The Odom Incident stands as his first real setback as the Rebels' head coach. Worse, it wasn't over in one day and it couldn't be washed away or dismissed with the "oh well" attitude that occasionally suffices in these less-than-Orwellian times.

In one never-to-be-forgotten month, Bayno went from landing this prized recruit to seeing the momentum build toward the kid's inevitable departure. Bayno, his program and the school went from nibbling at the beef tips to being part of the skewered filet.

Odom isn't O-dumb, it's just that his college entrance exam test scores had come under scrutiny after Sports Illustrated splashed his meteoric improvements across its pages. On the surface, he made an improbable leap.

Rather than confront his accusers and perhaps retake the test in a show of good faith, Odom withdrew from UNLV and skipped town.

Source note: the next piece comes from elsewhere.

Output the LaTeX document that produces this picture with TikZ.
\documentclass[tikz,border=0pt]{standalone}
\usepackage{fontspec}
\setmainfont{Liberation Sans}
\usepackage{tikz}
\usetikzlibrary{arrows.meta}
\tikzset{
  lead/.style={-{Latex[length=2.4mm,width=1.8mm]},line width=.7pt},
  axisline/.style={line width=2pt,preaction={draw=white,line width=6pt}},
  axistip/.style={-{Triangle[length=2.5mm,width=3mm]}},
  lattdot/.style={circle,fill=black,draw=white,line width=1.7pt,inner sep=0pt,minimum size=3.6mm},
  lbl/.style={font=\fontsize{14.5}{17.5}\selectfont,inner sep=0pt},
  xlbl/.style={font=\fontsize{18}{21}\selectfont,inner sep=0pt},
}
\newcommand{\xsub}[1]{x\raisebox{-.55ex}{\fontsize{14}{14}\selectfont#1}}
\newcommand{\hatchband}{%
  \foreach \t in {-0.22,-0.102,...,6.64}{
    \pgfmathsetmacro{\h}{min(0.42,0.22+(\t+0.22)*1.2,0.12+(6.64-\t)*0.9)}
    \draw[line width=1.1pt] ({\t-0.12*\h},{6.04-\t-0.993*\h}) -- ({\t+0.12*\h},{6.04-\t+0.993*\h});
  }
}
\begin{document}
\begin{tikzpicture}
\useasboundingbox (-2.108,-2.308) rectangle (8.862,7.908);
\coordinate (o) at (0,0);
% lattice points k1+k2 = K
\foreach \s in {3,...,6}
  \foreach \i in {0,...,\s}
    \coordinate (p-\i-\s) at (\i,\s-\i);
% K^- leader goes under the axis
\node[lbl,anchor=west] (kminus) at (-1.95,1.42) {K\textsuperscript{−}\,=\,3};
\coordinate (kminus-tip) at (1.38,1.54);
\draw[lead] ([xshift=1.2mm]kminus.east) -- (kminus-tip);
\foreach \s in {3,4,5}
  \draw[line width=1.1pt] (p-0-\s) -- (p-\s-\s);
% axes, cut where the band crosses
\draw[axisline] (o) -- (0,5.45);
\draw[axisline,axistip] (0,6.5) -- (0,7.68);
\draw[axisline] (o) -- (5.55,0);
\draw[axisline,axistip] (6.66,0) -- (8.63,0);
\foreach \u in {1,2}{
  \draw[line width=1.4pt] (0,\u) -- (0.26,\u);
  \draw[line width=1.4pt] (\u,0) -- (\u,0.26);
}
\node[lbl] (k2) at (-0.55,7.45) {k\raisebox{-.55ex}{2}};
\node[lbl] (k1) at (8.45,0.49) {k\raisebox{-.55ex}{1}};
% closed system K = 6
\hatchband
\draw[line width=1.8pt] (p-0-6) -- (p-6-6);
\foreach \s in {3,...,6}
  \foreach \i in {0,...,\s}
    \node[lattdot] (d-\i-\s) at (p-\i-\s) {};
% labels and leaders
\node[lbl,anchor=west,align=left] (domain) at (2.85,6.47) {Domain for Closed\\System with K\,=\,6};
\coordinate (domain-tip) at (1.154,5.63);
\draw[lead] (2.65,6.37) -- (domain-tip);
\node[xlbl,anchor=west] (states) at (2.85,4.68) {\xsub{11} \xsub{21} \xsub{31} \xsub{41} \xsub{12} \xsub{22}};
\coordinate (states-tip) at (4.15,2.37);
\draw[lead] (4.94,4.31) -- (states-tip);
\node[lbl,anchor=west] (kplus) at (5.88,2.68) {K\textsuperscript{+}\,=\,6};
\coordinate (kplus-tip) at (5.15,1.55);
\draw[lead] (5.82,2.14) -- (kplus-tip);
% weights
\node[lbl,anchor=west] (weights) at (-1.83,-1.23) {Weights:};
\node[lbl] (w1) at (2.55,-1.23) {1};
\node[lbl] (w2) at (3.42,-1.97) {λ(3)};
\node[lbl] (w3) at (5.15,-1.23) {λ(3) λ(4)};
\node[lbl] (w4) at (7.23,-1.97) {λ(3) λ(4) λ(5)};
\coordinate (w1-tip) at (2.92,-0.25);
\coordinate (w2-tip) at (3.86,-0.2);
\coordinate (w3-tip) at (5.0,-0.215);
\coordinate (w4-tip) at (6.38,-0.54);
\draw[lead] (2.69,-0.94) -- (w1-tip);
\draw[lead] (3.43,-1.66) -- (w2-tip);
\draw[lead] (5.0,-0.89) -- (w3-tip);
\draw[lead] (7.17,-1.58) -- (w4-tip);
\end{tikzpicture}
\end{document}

He didn't win any points for forthrightness, issuing a statement that was straight from the Mike Tyson school of prefab addresses.

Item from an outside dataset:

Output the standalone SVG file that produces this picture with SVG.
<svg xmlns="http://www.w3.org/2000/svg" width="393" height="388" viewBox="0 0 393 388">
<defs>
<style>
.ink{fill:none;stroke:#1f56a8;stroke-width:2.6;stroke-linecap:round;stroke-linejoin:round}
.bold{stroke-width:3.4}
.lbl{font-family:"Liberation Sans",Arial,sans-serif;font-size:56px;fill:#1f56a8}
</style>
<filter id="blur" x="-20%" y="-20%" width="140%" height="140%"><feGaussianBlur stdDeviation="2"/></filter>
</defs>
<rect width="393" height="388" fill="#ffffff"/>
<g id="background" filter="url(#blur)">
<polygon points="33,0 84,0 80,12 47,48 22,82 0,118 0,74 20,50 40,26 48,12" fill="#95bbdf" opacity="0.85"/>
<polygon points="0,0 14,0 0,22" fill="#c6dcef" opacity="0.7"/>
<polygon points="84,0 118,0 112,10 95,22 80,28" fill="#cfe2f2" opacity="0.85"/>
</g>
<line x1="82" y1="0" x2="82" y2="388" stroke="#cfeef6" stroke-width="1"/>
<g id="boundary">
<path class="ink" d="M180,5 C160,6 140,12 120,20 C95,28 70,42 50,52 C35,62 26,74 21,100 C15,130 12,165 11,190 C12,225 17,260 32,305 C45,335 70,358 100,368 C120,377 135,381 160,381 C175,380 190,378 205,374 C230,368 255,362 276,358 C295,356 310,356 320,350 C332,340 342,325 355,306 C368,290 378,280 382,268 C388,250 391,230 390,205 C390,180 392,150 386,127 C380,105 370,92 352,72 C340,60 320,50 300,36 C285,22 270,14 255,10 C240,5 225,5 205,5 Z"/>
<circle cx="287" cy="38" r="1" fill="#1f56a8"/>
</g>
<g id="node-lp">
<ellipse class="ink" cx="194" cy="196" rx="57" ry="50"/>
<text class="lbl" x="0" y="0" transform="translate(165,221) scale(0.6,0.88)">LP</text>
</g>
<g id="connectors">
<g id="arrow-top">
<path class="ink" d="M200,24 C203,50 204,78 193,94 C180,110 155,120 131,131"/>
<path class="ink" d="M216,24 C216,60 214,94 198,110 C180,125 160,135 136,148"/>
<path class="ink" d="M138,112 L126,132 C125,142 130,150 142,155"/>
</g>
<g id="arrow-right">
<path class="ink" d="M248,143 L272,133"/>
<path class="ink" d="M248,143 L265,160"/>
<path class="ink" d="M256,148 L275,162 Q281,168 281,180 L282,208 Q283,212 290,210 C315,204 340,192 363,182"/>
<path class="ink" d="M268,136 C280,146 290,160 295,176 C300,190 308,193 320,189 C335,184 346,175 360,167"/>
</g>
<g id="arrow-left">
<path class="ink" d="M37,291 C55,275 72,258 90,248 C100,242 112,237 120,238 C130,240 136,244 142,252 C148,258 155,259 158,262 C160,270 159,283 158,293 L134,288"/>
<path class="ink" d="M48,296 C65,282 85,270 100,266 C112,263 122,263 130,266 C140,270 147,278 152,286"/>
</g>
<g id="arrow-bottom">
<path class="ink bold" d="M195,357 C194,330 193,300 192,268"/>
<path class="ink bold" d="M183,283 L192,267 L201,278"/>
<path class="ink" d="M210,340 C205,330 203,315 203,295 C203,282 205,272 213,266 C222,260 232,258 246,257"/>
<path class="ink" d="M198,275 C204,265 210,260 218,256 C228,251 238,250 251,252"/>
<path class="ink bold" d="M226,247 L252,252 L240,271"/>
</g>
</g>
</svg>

Pitifully, some of those around Odom laid his departure on the doorstep of the media. "He just doesn't understand why anyone would go out of their way to try and hurt him," family friend Sonny Vaccaro told the SUN's Steve Carp, digging deep into his reservoir of chutzpah to find some slippery justification for what had gone wrong.

In truth, aside from merely publishing the facts, the media -- especially the local media -- played no role whatsoever in Odom's failure to become a college student and accept a basketball scholarship from UNLV. Certainly no one went out of their way to hurt a young man whose arrival in Las Vegas was initially heralded as the second coming of 1990 national championship ringleader Larry Johnson.

Caught in the middle, Bayno retreated as much as possible. If it weren't for the commitment of his youth camp and the demands of recruiting during the open evaluation period that ended Friday, it's likely he would have gone underground and used some vacation time.

Instead, he kept to a dizzying pace, shouldering the weight of Odom's about-face with a quiet resolve while hoping his pal Vetrone -- who was linked to some test-score aberrations by SI -- could distance himself from the firing range. Any chance for a tranquil moment was further interrupted by a lesser problem, the academic status of star transfer Kevin Simmons.

Hair askew in the caught-in-a-windstorm style that appeals to some fashion-conscious men, Bayno presented an interesting caricature last week when he was seen in newspaper photos or on TV. But he hadn't just left his stylist.

He was reeling from a visit to Heartbreak Hotel.